I spent a good portion of the day reading the Hobby Lobby case, - TopicsExpress



          

I spent a good portion of the day reading the Hobby Lobby case, including the concurrence and the dissents. Ultimately, it is clear that the Supreme Court has opened Pandoras Box; blood transfusions, antidepressants, vaccinations - there is no rational way to distinguish those treatments and procedures from contraception, unless you value the religious objections to contraception over the religious objections to the others. In doing so, you would value one religion over another, directly counter to the Establishment Clause of the U.S. Constitution. Two quotes from RBGs dissent stood out to me: - In the Court’s view, [the Religious Freedom Restoration Act] demands accommodation of a for-profit corporation’s religious beliefs no matter the impact that accommodation may have on third parties who do not share the corporation owners’ religious faith—in these cases, thousands of women employed by Hobby Lobby and Conestoga or dependents of persons those corporations employ. Persuaded that Congress enacted RFRA to serve a far less radical purpose, and mindful of the havoc the Court’s judgment can introduce, I dissent. - Until this litigation, no decision of this Court recognized a for-profit corporation’s qualification for a religious exemption from a generally applicable law, whether under the Free Exercise Clause or the RFRA. The absence of such precedent is just what one would expect, for the exercise of religion is characteristic of natural persons, not artificial legal entities.

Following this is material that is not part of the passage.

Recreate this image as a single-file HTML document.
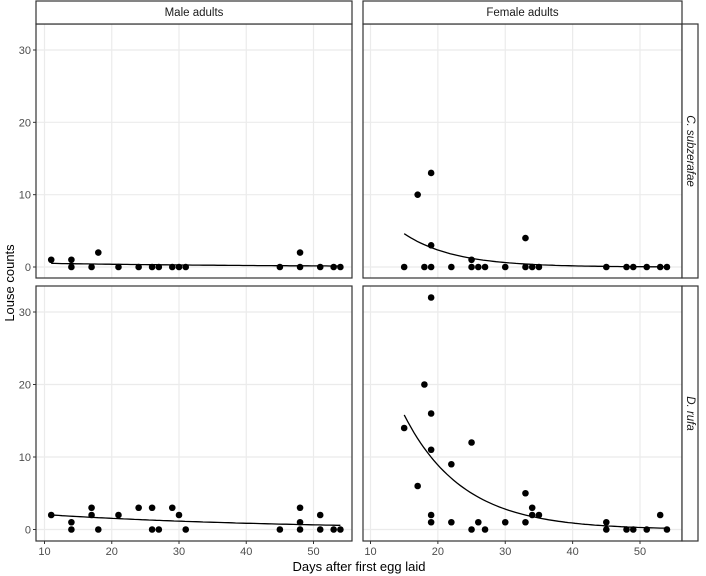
<!DOCTYPE html>
<html><head><meta charset="utf-8"><style>body{margin:0;background:#fff}svg{display:block;font-family:"Liberation Sans",sans-serif}</style></head>
<body>
<svg id="c" width="706" height="576"></svg>
<script>
const xTicks=[10,20,30,40,50];
const yTicks=[0,10,20,30];
const colLabels=["Male adults","Female adults"];
const rowLabels=["C. subzerafae","D. rufa"];
const maleCsX=[11,14,14,17,18,21,24,26,27,29,30,31,45,48,48,51,53,54];
const maleCsY=[1,1,0,0,2,0,0,0,0,0,0,0,0,2,0,0,0,0];
const femCsX=[15,17,18,19,19,19,22,25,25,26,27,30,33,33,34,35,45,48,49,51,53,54];
const femCsY=[0,10,0,0,13,3,0,1,0,0,0,0,4,0,0,0,0,0,0,0,0,0];
const maleDrX=[11,14,14,17,17,18,21,24,26,26,27,29,30,31,45,48,48,48,51,51,53,54];
const maleDrY=[2,1,0,3,2,0,2,3,3,0,0,3,2,0,0,3,1,0,2,0,0,0];
const femDrX=[15,17,18,19,19,19,19,19,22,22,25,25,26,27,30,33,33,34,34,35,45,45,48,49,51,53,54];
const femDrY=[14,6,20,32,16,11,2,1,9,1,12,0,1,0,1,5,1,3,2,2,1,0,0,0,0,2,0];
// fitted curve parameters: y = a*exp(-b*(x-x0))
const fitA=[0.5,4.6,2.0,15.8];
const fitB=[0.03,0.134,0.029,0.115];
const fitX0=[11,15,11,15];
const fitX1=[54,54,54,54];

const NS="http://www.w3.org/2000/svg",svg=document.getElementById('c');
function mk(t,a,p){const e=document.createElementNS(NS,t);for(const k in a)e.setAttribute(k,a[k]);(p||svg).appendChild(e);return e;}
const cols=[{l:36,r:352,x10:44.5,x50:313.5},{l:363,r:682,x10:370.5,x50:640}];
const rows=[{t:24,b:278,y0:267,y30:50},{t:286,b:541,y0:529.5,y30:312}];
function sx(c,v){return c.x10+(v-10)*(c.x50-c.x10)/40;}
function sy(r,v){return r.y0+v*(r.y30-r.y0)/30;}
const data=[[[maleCsX,maleCsY],[femCsX,femCsY]],[[maleDrX,maleDrY],[femDrX,femDrY]]];
for(let ri=0;ri<2;ri++)for(let ci=0;ci<2;ci++){
  const c=cols[ci],r=rows[ri],g=mk('g',{});
  
  
  mk('rect',{x:c.l,y:r.t,width:c.r-c.l,height:r.b-r.t,fill:'#fff'},g);
  xTicks.forEach(v=>{const e=mk('line',{x1:sx(c,v),x2:sx(c,v),y1:r.t,y2:r.b,stroke:'#ebebeb','stroke-width':1.2},g);});
  yTicks.forEach(v=>{const e=mk('line',{x1:c.l,x2:c.r,y1:sy(r,v),y2:sy(r,v),stroke:'#ebebeb','stroke-width':1.2},g);});
  const k=ri*2+ci;let d='';
  for(let i=0;i<=80;i++){const x=fitX0[k]+(fitX1[k]-fitX0[k])*i/80;const y=fitA[k]*Math.exp(-fitB[k]*(x-fitX0[k]));d+=(i?'L':'M')+sx(c,x).toFixed(1)+' '+sy(r,y).toFixed(1);}
  const fl=mk('path',{d:d,fill:'none',stroke:'#000','stroke-width':1.3},g);
  
  const [X,Y]=data[ri][ci];
  X.forEach((x,i)=>{const p=mk('circle',{cx:sx(c,x),cy:sy(r,Y[i]),r:3.3,fill:'#000'},g);});
  mk('rect',{x:c.l,y:r.t,width:c.r-c.l,height:r.b-r.t,fill:'none',stroke:'#333','stroke-width':1.2},g);
  if(ci==0){yTicks.forEach(v=>{mk('line',{x1:c.l-3,x2:c.l,y1:sy(r,v),y2:sy(r,v),stroke:'#333'},g);const t=mk('text',{x:c.l-5,y:sy(r,v)+4,'text-anchor':'end','font-size':11,fill:'#4d4d4d'},g);t.textContent=v;});}
  if(ri==1){xTicks.forEach(v=>{mk('line',{x1:sx(c,v),x2:sx(c,v),y1:r.b,y2:r.b+3,stroke:'#333'},g);const t=mk('text',{x:sx(c,v),y:r.b+14,'text-anchor':'middle','font-size':11,fill:'#4d4d4d'},g);t.textContent=v;});}
}
cols.forEach((c,i)=>{const s=mk('rect',{x:c.l,y:1,width:c.r-c.l,height:23,fill:'#fff',stroke:'#333','stroke-width':1.2});
  const t=mk('text',{x:(c.l+c.r)/2,y:16,'text-anchor':'middle','font-size':11.5,fill:'#1a1a1a'});t.textContent=colLabels[i];});
rows.forEach((r,i)=>{const s=mk('rect',{x:682,y:r.t,width:16,height:r.b-r.t,fill:'#fff',stroke:'#333','stroke-width':1.2});
  const cy=(r.t+r.b)/2;const t=mk('text',{x:690,y:cy,'text-anchor':'middle','font-size':11.5,'font-style':'italic',fill:'#1a1a1a',transform:`rotate(90 690 ${cy})`,'dominant-baseline':'central'});t.textContent=rowLabels[i];});
const yl=mk('text',{x:14,y:283,'text-anchor':'middle','font-size':13,fill:'#000',transform:'rotate(-90 14 283)'});yl.textContent='Louse counts';
const xl=mk('text',{x:359,y:571,'text-anchor':'middle','font-size':13,fill:'#000'});xl.textContent='Days after first egg laid';
</script>
</body></html>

I continue to oppose the assignment of fundamental, constitutional rights to for-profit corporations, which weakens those rights- including religious freedom- for actual Americans. I reject the notion that an employer should be able to make personal healthcare choices best left between a woman and her doctor, and I stand firm in my belief that we should be expanding access to contraception, which millions of women also use for non-pregnancy related purposes. If elected to Congress, I will always fight to keep birth control legal, safe, and affordable for Alaskan women and their families.